HTSeq not counting all the fragments it should count on a gene
2
2
Entering edit mode
4.8 years ago
Macspider ★ 3.4k

Hi guys,

I'm having troubles understanding something which I though I knew well (hard times, these). I always knew that, while Cufflinks returns FPKM, expected counts and other things, HTSeq returns raw counts. This should mean that in the output of HTSeq I should have the counts of the fragments that were mapping on my particular gene. Right?

I am graphically and command-linely assessing the fact that I have indeed around 30 fragments mapping on a gene in the wild type condition and 0 in the treatment, but htseq returns only 1 in the wild type and 0 in the treatment. This gene is knocked-down, so I know it's down-regulated also from wet lab experiments.

EDIT: Three questions:

1. How does HTSeq handle reads that exceed borders of the considered regions but overlap them? My guess is that it doesn't count them.

2. I always thought that I understood correctly this: the count should just be a count of the fragments (in case of PE reads), without any normalization, right?

3. What the hell is going on?

The command is:

python /usr/bin/htseq-count -f bam -r pos -t exon -i "ID" alignment.bam gene-set.gff3 > stdout 2> stderr


Thank you in advance for the help!

RNA-Seq HTSeq gene expression counts • 2.3k views
1
Entering edit mode

Are these observed fragments uniquely mapping ones? HtSeq-count only uses uniquely mapped reads (with a certain mapping quality). AFAIK, you can check both with IGV.

0
Entering edit mode

Checking it RN. Thanks!

0
Entering edit mode

@michael.ante, something strange happens.

I filter the bam files keeping only primary alignments; samtools flagstat reveals, for one example file:

• 0 + 0 secondary
• 0 + 0 supplementary
• 0 + 0 duplicates

However, the output of htseq-count for that same read group, in the "__" lines is:

• __no_feature 158109
• __ambiguous 5
• __too_low_aQual 0
• __not_aligned 0
• __alignment_not_unique 24730

Note: 158109+5+24730 = 182844 (99.09% of my reads!!!)

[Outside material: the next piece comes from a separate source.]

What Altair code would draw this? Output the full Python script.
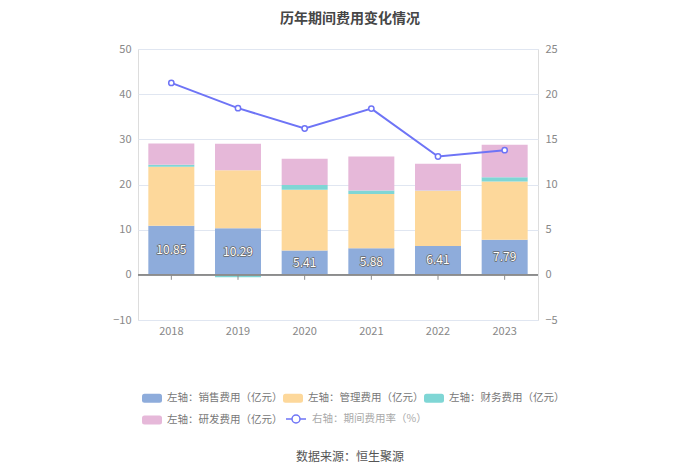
import json
import altair as alt
import pandas as pd

years = ["2018", "2019", "2020", "2021", "2022", "2023"]
sales = [10.85, 10.29, 5.41, 5.88, 6.41, 7.79]
admin = [13.10, 12.85, 13.40, 12.00, 12.20, 12.90]
finance = [0.45, -0.55, 1.10, 0.80, 0.08, 0.90]
rnd = [4.70, 5.90, 5.80, 7.50, 5.90, 7.20]
rate = [21.25, 18.45, 16.20, 18.40, 13.10, 13.80]

series_names = ["左轴：销售费用（亿元）", "左轴：管理费用（亿元）", "左轴：财务费用（亿元）", "左轴：研发费用（亿元）"]
line_name = "右轴：期间费用率（%）"
colors = ["#8eacdb", "#fdd89b", "#7fd6d5", "#e6b8d9"]
line_color = "#6e74f6"
left_ticks = [-10, 0, 10, 20, 30, 40, 50]
right_ticks = [-5, 0, 5, 10, 15, 20, 25]
title_text = "历年期间费用变化情况"
source_text = "数据来源：恒生聚源"

FONT = "Noto Sans CJK SC"

rows = []
for i, (name, vals) in enumerate(zip(series_names, [sales, admin, finance, rnd])):
    for yr, v in zip(years, vals):
        rows.append({"year": yr, "series": name, "value": v, "idx": i})
bars_df = pd.DataFrame(rows)
sales_df = pd.DataFrame({"year": years, "value": sales})
rate_df = pd.DataFrame({"year": years, "rate": rate, "name": [line_name] * len(years)})
zero_df = pd.DataFrame({"year": years})
src_df = pd.DataFrame({"t": [source_text]})

RECT_PATH = ("M-0.75,-0.45 H0.75 Q1,-0.45 1,-0.2 V0.2 Q1,0.45 0.75,0.45 "
             "H-0.75 Q-1,0.45 -1,0.2 V-0.2 Q-1,-0.45 -0.75,-0.45 Z")
LINE_PATH = ("M-1,0 H-0.4 M0.4,0 H1 M-0.4,0 A0.4,0.4 0 1,1 0.4,0 "
             "A0.4,0.4 0 1,1 -0.4,0")

label_expr = json.dumps(series_names, ensure_ascii=False) + "[datum.value]"

x_enc = alt.X(
    "year:N",
    sort=years,
    scale=alt.Scale(paddingInner=0.31, paddingOuter=0.155),
    axis=alt.Axis(title=None, domain=False, ticks=False, labelAngle=0,
                  labelPadding=5, labelFontSize=11, labelColor="#888",
                  labelFont=FONT),
)

y_left = alt.Y(
    "value:Q",
    scale=alt.Scale(domain=[-10, 50], nice=False),
    axis=alt.Axis(orient="left", values=left_ticks, title=None, domain=False,
                  ticks=False, labelPadding=7, gridColor="#e0e6f1",
                  labelColor="#888", labelFontSize=11, labelFont=FONT),
)

bars = alt.Chart(bars_df).mark_bar().encode(
    x=x_enc,
    y=y_left,
    color=alt.Color(
        "idx:O",
        scale=alt.Scale(domain=[0, 1, 2, 3], range=colors),
        legend=alt.Legend(
            title=None, orient="none", legendX=4, legendY=339, columns=3,
            direction="horizontal", labelExpr=label_expr,
            symbolType=RECT_PATH, symbolSize=400, symbolStrokeWidth=0,
            labelOffset=5, labelFontSize=10.5, labelColor="#777",
            labelFont=FONT, columnPadding=-8, rowPadding=6,
            padding=0, labelLimit=300,
        ),
    ),
    order=alt.Order("idx:Q", sort="ascending"),
    tooltip=["series:N", "value:Q"],
)

zero_rule = alt.Chart(zero_df).mark_rule(color="#8c8c8c", strokeWidth=1).encode(
    y=alt.datum(0)
)

ticks = alt.Chart(zero_df).mark_rule(color="#8c8c8c", strokeWidth=1).encode(
    x=alt.X("year:N", sort=years),
    y=alt.datum(0),
    y2=alt.datum(-1.1),
)

label_base = alt.Chart(sales_df).transform_calculate(mid="datum.value / 2")
label_outline = label_base.mark_text(
    fontSize=12, font=FONT, fill="#666", stroke="#666", strokeWidth=1.4,
    strokeJoin="round",
).encode(
    x=alt.X("year:N", sort=years),
    y=alt.Y("mid:Q"),
    text=alt.Text("value:Q", format=".2f"),
)
label_text = label_base.mark_text(fontSize=12, font=FONT, fill="white").encode(
    x=alt.X("year:N", sort=years),
    y=alt.Y("mid:Q"),
    text=alt.Text("value:Q", format=".2f"),
)

source = alt.Chart(src_df).mark_text(
    fontSize=12, font=FONT, color="#555", align="center", baseline="middle"
).encode(text="t:N", x=alt.value(212), y=alt.value(408))

left = alt.layer(bars, zero_rule, ticks, label_outline, label_text, source)

y_right = alt.Y(
    "rate:Q",
    scale=alt.Scale(domain=[-5, 25], nice=False),
    axis=alt.Axis(orient="right", values=right_ticks, title=None, domain=False,
                  ticks=False, grid=False, labelPadding=7, labelColor="#888",
                  labelFontSize=11, labelFont=FONT),
)

stroke_enc = alt.Stroke(
    "name:N",
    scale=alt.Scale(domain=[line_name], range=[line_color]),
    legend=alt.Legend(
        title=None, orient="none", legendX=147, legendY=359,
        symbolType=LINE_PATH, symbolSize=400, symbolStrokeWidth=1.5,
        symbolFillColor="white", labelOffset=5, labelFontSize=10.5,
        labelColor="#aaa", labelFont=FONT, padding=0, labelLimit=300,
    ),
)

line = alt.Chart(rate_df).mark_line(strokeWidth=2).encode(
    x=alt.X("year:N", sort=years), y=y_right, stroke=stroke_enc
)
points = alt.Chart(rate_df).mark_point(
    filled=True, fill="white", size=28, strokeWidth=1.5, opacity=1
).encode(x=alt.X("year:N", sort=years), y=y_right, stroke=stroke_enc)

right = alt.layer(line, points)

chart = alt.layer(left, right).resolve_scale(y="independent").properties(
    width=400,
    height=271,
    autosize=alt.AutoSizeParams(type="none"),
    padding={"left": 130, "top": 41, "right": 154, "bottom": 146},
    title=alt.TitleParams(
        title_text, fontSize=14, fontWeight="bold", color="#464646",
        anchor="middle", frame="group", dx=12, offset=17, font=FONT,
    ),
).configure_view(stroke=None).configure(font=FONT)

chart.save("out.html", embed_options={"renderer": "svg", "actions": False})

Now I have even more doubts. My htseq command is:

python /usr/bin/htseq-count -f bam -r pos -t exon -i gene_id file.bam gene-set.gtf > counts


The gtf file has CDS and exon lines and proper gene_id field (already checked). I don't know what to think.

0
Entering edit mode

using stranded

• __no_feature 158109
• __ambiguous 5
• __too_low_aQual 0
• __not_aligned 0
• __alignment_not_unique 24730

using unstranded

• __no_feature 54856
• __ambiguous 909
• __too_low_aQual 0
• __not_aligned 0
• __alignment_not_unique 24730

There is a sensible difference between with and without the stranded option. However, my sequencing library is stranded and I was expecting to keep that information alongside the position. I'm disappointed. Any of you knows why this might happen? Am I missing something basic?

1
Entering edit mode

The "__alignment_not_unique" are the counts of your multiple alignments (same holds true for samtools flagstat) - don't mix it up with the reads.

Try to use -s reverse e.g. TruSeq stranded generates reads of this flavour.

0
Entering edit mode

With the -s reverse option I got no significant difference (just a very little one, but not in the direction of an improvement). This, to me, means that I should have ran the analysis with reverse from the beginning, and that also running it without, in this case, doesn't alter much the results.

The strandedness was indeed the problem, and removing it worked just fine. Therefore, thanks for all the help!

4
Entering edit mode
4.8 years ago
igor 12k

Have you seen the image on the htseq-count documenation page? http://www-huber.embl.de/HTSeq/doc/count.html

There are three overlap resolution modes. They handle partial overlaps differenly. You may also have reads that are overlapping multiple genes, in which case they may be ignored.

0
Entering edit mode

Yes, I did see this picture, I chose to use union as a method because it was representing better the data I have. I edited the main question adding a sub-question. Perhaps you know something about it?

2
Entering edit mode
4.8 years ago

whats the output of 'head gene-set.gff3' ?

HTSeq assigns the reads to features even if they partially overlaps with annotations.

You should also check,

1. If the reads overlap multiple features. See the "expanded" view of annotations in IGV.
2. Check if the one of the read in PE reads do not overlap the annotations or the mapping qualities might be effecting.

I would suggest you to cross check by running featureCounts program which is better than HTSeq-count in handling PE reads and ambiguous overlaps.

0
Entering edit mode

The gff3 file is correct (it's my gene set and passed all validations, I know it doesn't have biases or at least not that I'm aware of). It could be the strandedness! Eventhough the library is stranded, there might be some problems I will try without. Thanks!